Apr 23, 2025

Give It Time

By

Photo of Mike Martin
Photo of Mike Martin

Mike Martin

“How was school today?”

“Good.”

That’s the standard answer from my freshman son. One word, no eye contact, moving on with his night. And honestly, most days I let it slide. I’ve learned not to press—it usually doesn’t go anywhere.

But something shifts when we just... sit. Like tonight at dinner. No agenda. No interrogation. Just the three of us sharing a meal, and giving the moment a little more space. That’s when it started to come out. A funny interaction in class involving super minty gum. A new project he’s excited about. A teacher who's challenging him. None of it came from the initial “How was school?” It came from time—letting the silence hang long enough for something real to emerge.

And it got me thinking.

How often do we do the same thing in our work with learning. We build these big, powerful events—training sessions, leadership retreats, kickoffs—and then we rush off to the next thing. We don’t leave room for things to sink in. For people to reflect, talk it through, or connect dots that don’t reveal themselves right away.
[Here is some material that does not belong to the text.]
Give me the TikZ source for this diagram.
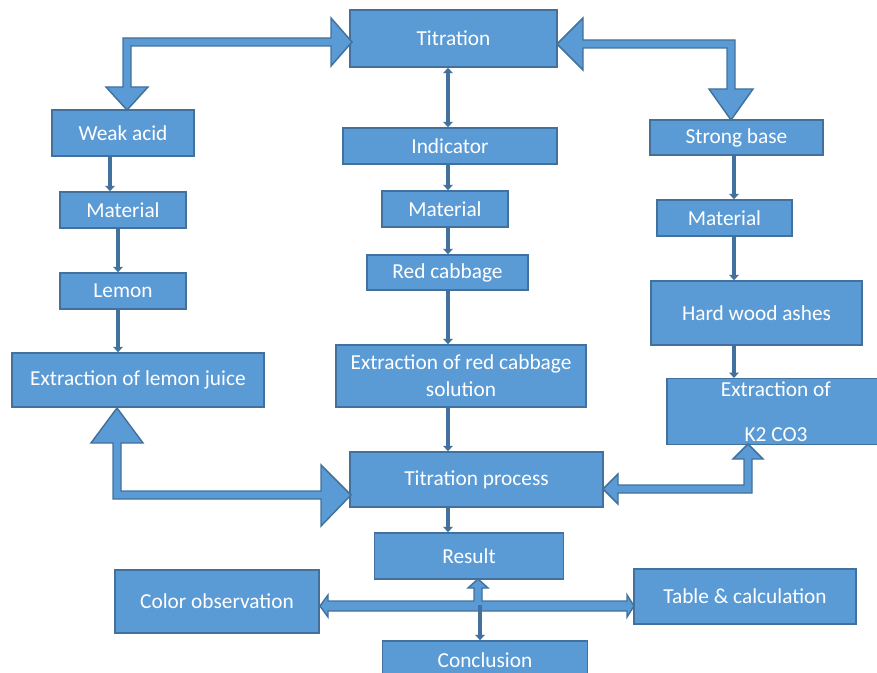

But what if we did? What if we treated the time after the learning as just as important as the learning itself? What if we stopped trying to cram more content into tighter windows and instead built in space—for dialogue, reflection, real-life application?

When we give it time, more comes out. More gets absorbed. More sticks.

Maybe the real transformation doesn’t happen during the event at all. Maybe it happens at dinner, days later, when something finally surfaces—because we made space for it to.